- _GIVEN INSTRUCTION_: Only a number is wanted. Count the lines holding the string "seaborn".

── LISTED RECORDS

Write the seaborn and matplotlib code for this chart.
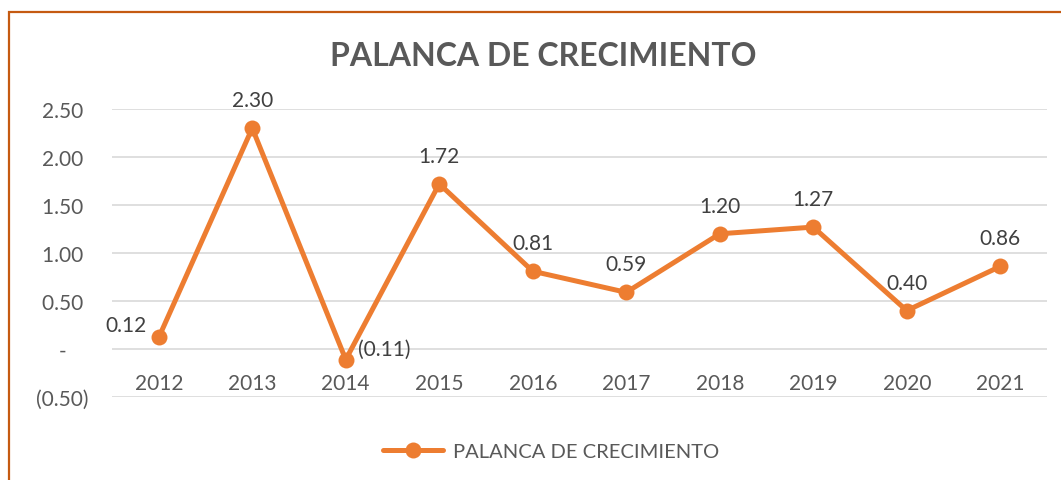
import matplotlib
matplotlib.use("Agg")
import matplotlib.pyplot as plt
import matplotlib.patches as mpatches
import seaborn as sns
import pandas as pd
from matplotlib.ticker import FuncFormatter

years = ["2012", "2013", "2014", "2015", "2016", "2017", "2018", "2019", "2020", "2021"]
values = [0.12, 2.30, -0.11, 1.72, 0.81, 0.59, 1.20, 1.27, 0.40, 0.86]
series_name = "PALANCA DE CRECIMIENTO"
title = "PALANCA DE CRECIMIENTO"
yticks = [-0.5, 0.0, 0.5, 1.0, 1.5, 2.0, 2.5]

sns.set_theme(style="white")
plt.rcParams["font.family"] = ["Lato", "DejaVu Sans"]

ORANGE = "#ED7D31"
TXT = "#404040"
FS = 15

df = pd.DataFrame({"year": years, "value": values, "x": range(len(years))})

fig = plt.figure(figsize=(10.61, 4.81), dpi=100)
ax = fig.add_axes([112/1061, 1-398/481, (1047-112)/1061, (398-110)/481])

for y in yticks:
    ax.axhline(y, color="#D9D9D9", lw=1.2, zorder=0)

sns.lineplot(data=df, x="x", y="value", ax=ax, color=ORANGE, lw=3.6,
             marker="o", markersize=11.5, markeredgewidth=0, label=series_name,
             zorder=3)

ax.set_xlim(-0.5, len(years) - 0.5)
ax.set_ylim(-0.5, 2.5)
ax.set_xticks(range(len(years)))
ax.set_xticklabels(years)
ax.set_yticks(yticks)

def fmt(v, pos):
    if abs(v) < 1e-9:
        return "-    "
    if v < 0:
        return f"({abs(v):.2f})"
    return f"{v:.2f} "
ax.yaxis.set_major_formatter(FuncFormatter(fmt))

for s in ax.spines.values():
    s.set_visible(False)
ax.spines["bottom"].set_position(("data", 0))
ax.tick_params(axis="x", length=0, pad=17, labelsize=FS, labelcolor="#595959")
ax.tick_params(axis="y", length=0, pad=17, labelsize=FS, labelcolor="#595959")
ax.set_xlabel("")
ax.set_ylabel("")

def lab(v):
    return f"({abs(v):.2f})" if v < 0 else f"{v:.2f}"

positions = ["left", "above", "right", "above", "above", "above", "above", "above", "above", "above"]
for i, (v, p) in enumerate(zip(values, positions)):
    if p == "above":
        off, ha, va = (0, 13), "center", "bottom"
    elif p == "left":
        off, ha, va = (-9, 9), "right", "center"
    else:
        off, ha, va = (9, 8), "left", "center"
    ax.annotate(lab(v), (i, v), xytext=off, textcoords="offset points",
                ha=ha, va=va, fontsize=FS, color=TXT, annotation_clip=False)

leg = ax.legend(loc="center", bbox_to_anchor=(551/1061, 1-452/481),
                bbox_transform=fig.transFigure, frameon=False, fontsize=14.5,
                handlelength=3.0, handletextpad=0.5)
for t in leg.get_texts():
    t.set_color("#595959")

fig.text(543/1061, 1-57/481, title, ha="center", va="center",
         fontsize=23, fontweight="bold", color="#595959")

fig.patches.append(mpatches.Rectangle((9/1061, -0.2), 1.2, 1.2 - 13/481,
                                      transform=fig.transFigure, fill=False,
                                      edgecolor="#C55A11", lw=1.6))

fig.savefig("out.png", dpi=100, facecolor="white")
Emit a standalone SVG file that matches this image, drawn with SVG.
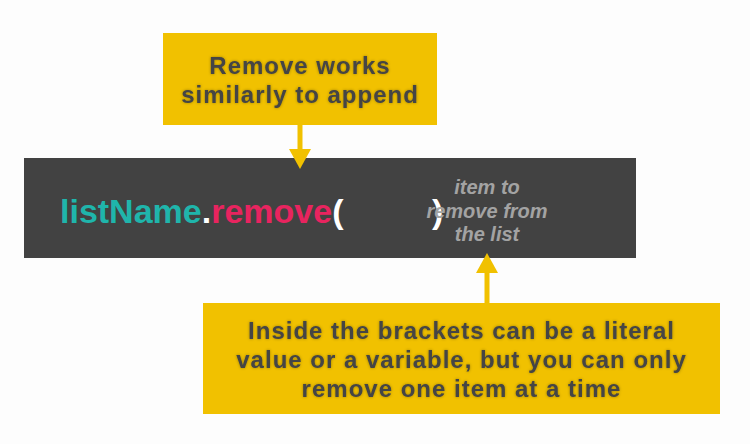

────

- _COMPLETE OUTPUT_: 2